**Records supplied**
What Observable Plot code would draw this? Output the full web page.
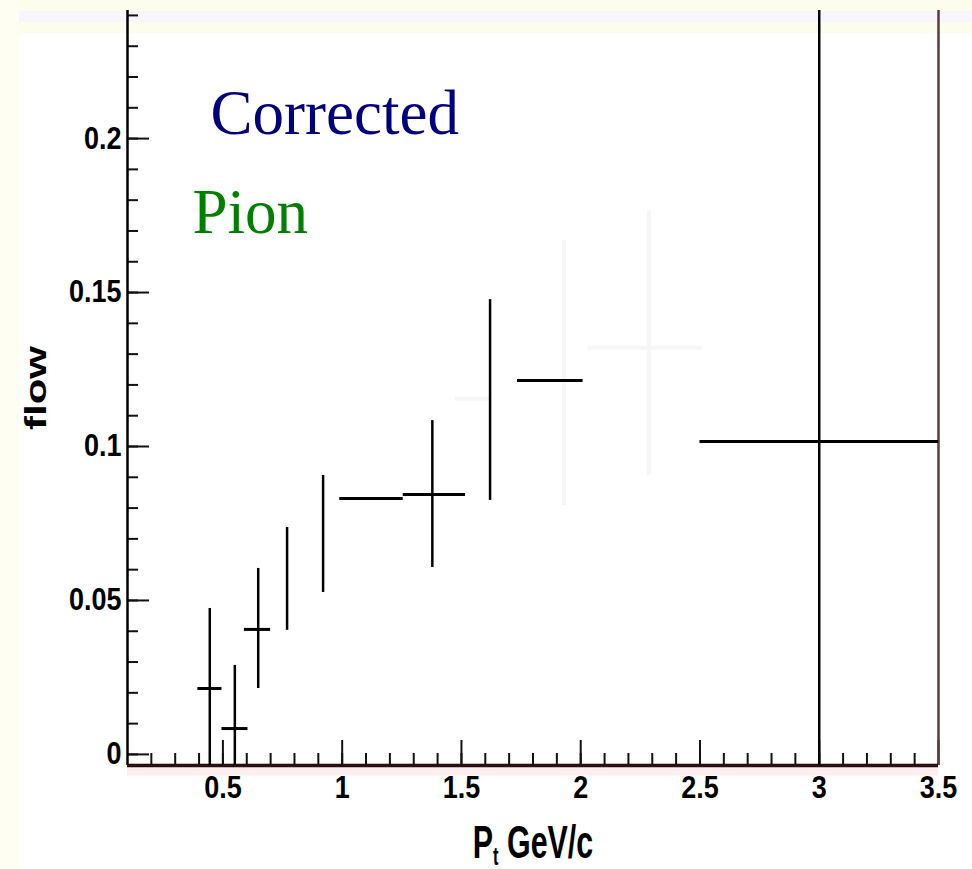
<!DOCTYPE html>
<html><head><meta charset="utf-8">
<script src="https://cdn.jsdelivr.net/npm/d3@7"></script>
<script src="https://cdn.jsdelivr.net/npm/@observablehq/plot@0.6"></script>
<style>
body{margin:0;
  background:
    linear-gradient(to right, #fefef3 0, #fefef3 19px, transparent 19px),
    linear-gradient(to bottom, #fdfdee 0, #fdfdee 11px, #f7f5fd 11px, #f7f5fd 22px, #fcfdec 22px, #fcfdec 33px, #fff 33px);
}
</style>
</head><body><div id="chart"></div>
<script>
// ---- data ----
const ptX   = [0.445, 0.55, 0.648, 0.769, 0.92, 1.123, 1.378, 1.62, 1.87, 3.0];
const ptY   = [0.0214, 0.0084, 0.0406, 0.057, 0.0716, 0.0831, 0.0844, 0.1151, 0.1214, 0.1016];
const ptXLo = [0.395, 0.496, 0.59, null, null, 0.99, 1.256, null, 1.735, 2.5];
const ptXHi = [0.496, 0.605, 0.70, null, null, 1.256, 1.517, null, 2.01, 3.5];
const ptYLo = [-0.005, -0.0121, 0.0214, 0.0403, 0.0526, null, 0.0607, 0.0825, null, -0.05];
const ptYHi = [0.0474, 0.0289, 0.0604, 0.0737, 0.0906, null, 0.1084, 0.1477, null, 0.30];

// faint ghost strokes visible in the scan
const ghostVX  = [1.93, 2.286];
const ghostVLo = [0.0808, 0.0906];
const ghostVHi = [0.1669, 0.1766];
const ghostHY  = [0.1321, 0.1156];
const ghostHLo = [2.03, 1.475];
const ghostHHi = [2.51, 1.62];

const xTicksMajor = [0.5, 1, 1.5, 2, 2.5, 3, 3.5];
const xTickLabels = ["0.5", "1", "1.5", "2", "2.5", "3", "3.5"];
const yTicksMajor = [0, 0.05, 0.1, 0.15, 0.2];
const yTickLabels = ["0", "0.05", "0.1", "0.15", "0.2"];
const xTicksMinor = d3.range(2, 35).map(i => i / 10);
const yTicksMinor = d3.range(0, 25).map(i => i / 100);

const noteText  = ["Corrected", "Pion"];
const noteX     = [0.448, 0.372];
const noteY     = [0.2016, 0.1692];
const noteColor = ["#00007f", "#007f00"];

const xLabel = "P GeV/c";
const yLabel = "flow";

// ---- layout ----
const W = 972, H = 869, mL = 127, mR = 34, mT = 10, mB = 104;
const xDom = [0.1, 3.5], yDom = [-0.0036, 0.2416];
const kx = (xDom[1] - xDom[0]) / (W - mL - mR);
const ky = (yDom[1] - yDom[0]) / (H - mT - mB);

const pts = ptX.map((x, i) => ({x, y: ptY[i], xlo: ptXLo[i], xhi: ptXHi[i], ylo: ptYLo[i], yhi: ptYHi[i]}));
const hPts = pts.filter(d => d.xlo != null);
const vPts = pts.filter(d => d.ylo != null);
const notes = noteText.map((t, i) => ({t, x: noteX[i], y: noteY[i], c: noteColor[i]}));
const tickFont = "Liberation Sans, Arial, Helvetica, sans-serif";
const y0 = yDom[0];

const plot = Plot.plot({
  width: W, height: H,
  marginLeft: mL, marginRight: mR, marginTop: mT, marginBottom: mB,
  x: {domain: xDom, axis: null},
  y: {domain: yDom, axis: null},
  style: {background: "transparent", overflow: "visible"},
  marks: [
    Plot.ruleY([y0], {x1: xDom[0], x2: xDom[1], stroke: "#fdeef0", strokeWidth: 12, dy: 4}),
    Plot.ruleX(ghostVX, {x: d => d, y1: (d, i) => ghostVLo[i], y2: (d, i) => ghostVHi[i], stroke: "#f6f6f6", strokeWidth: 4}),
    Plot.ruleY(ghostHY, {y: d => d, x1: (d, i) => ghostHLo[i], x2: (d, i) => ghostHHi[i], stroke: "#f6f6f6", strokeWidth: 4}),
    Plot.ruleX(xTicksMinor, {x: d => d, y1: y0, y2: y0 + 12 * ky, stroke: "#111", strokeWidth: 2}),
    Plot.ruleX(xTicksMajor, {x: d => d, y1: y0, y2: y0 + 25 * ky, stroke: "#111", strokeWidth: 2}),
    Plot.ruleY(yTicksMinor, {y: d => d, x1: xDom[0], x2: xDom[0] + 11 * kx, stroke: "#111", strokeWidth: 2}),
    Plot.ruleY(yTicksMajor, {y: d => d, x1: xDom[0], x2: xDom[0] + 22 * kx, stroke: "#111", strokeWidth: 2}),
    Plot.ruleX([xDom[0]], {stroke: "#000", strokeWidth: 2.5}),
    Plot.ruleX([xDom[1]], {stroke: "#5a3c3c", strokeWidth: 2.5}),
    Plot.ruleY([y0], {x1: xDom[0], x2: xDom[1], stroke: "#2a0f14", strokeWidth: 3.5}),
    Plot.ruleY(hPts, {y: "y", x1: "xlo", x2: "xhi", stroke: "#000", strokeWidth: 3, clip: true}),
    Plot.ruleX(vPts, {x: "x", y1: "ylo", y2: "yhi", stroke: "#000", strokeWidth: 2.5, clip: true}),
    Plot.text(yTicksMajor, {x: xDom[0], y: d => d, text: yTickLabels, textAnchor: "end", dx: -6,
      fontSize: 31, fontWeight: "bold", fontFamily: tickFont, fill: "#000"}),
    Plot.text(xTicksMajor, {x: d => d, y: y0, text: xTickLabels, lineAnchor: "top", dy: 10,
      fontSize: 31, fontWeight: "bold", fontFamily: tickFont, fill: "#000"}),
    Plot.text([xLabel], {frameAnchor: "bottom", lineAnchor: "bottom", dy: 92, fontSize: 46,
      fontWeight: "bold", fontFamily: tickFont, fill: "#000"}),
    Plot.text([yLabel], {frameAnchor: "left", rotate: -90, textAnchor: "middle", lineAnchor: "bottom", dx: -82, fontSize: 30,
      fontWeight: "bold", fontFamily: tickFont, fill: "#000"}),
    Plot.text(notes, {x: "x", y: "y", text: "t", fill: "c", textAnchor: "start", lineAnchor: "bottom",
      fontSize: 63, fontFamily: "Liberation Serif, Times New Roman, serif"})
  ]
});

function squeezeEl(t, sx) {
  const tr = t.getAttribute("transform");
  if (tr) {
    t.setAttribute("transform", tr + ` scale(${sx},1)`);
  } else {
    const x = parseFloat(t.getAttribute("x")) || 0;
    t.setAttribute("transform", `translate(${x},0) scale(${sx},1) translate(${-x},0)`);
  }
}
const ns = "http://www.w3.org/2000/svg";
Array.from(plot.querySelectorAll("text")).forEach(t => {
  const s = t.textContent;
  if (yTickLabels.includes(s) || xTickLabels.includes(s)) squeezeEl(t, 0.87);
  else if (s === yLabel) squeezeEl(t, 1.4);
  else if (s === xLabel) {
    t.textContent = "P";
    const sub = document.createElementNS(ns, "tspan");
    sub.setAttribute("font-size", "25"); sub.setAttribute("dy", "7"); sub.textContent = "t";
    const rest = document.createElementNS(ns, "tspan");
    rest.setAttribute("dy", "-7"); rest.textContent = " GeV/c";
    t.appendChild(sub); t.appendChild(rest);
    squeezeEl(t, 0.66);
  }
});
document.getElementById("chart").appendChild(plot);
</script>
</body></html>
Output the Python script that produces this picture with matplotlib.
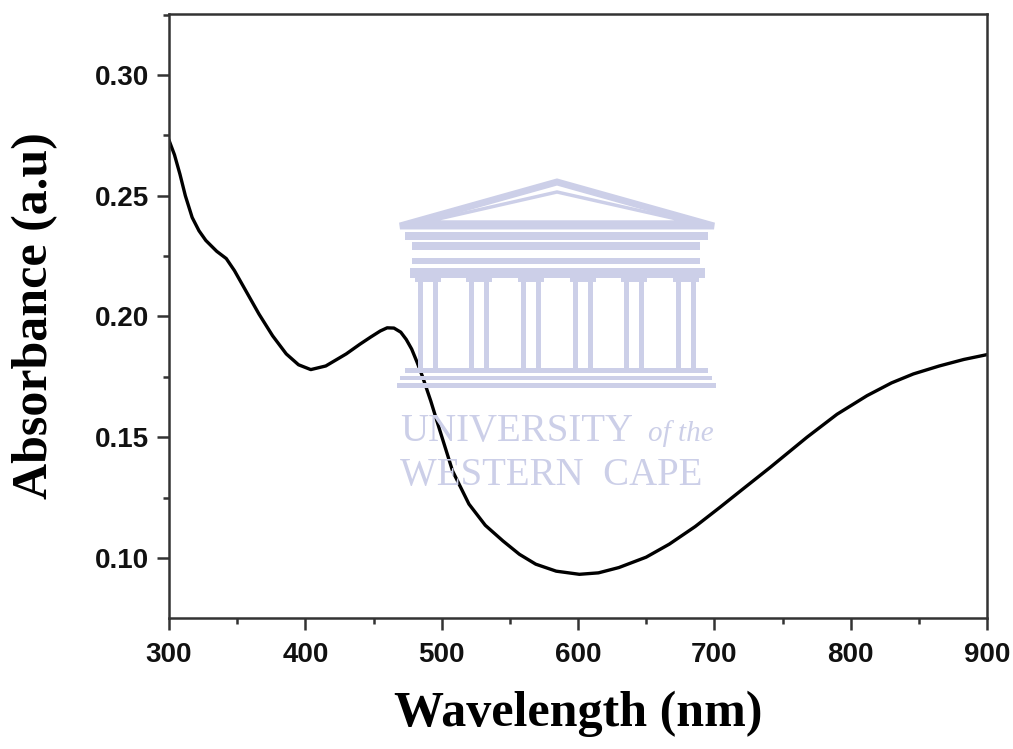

**Exercise objective**
Scan the material above for the string "this" and return the lines that hold it.

**The result**
What Observable Plot code would draw this? Output the full web page.
Output the Python script that produces this picture with matplotlib.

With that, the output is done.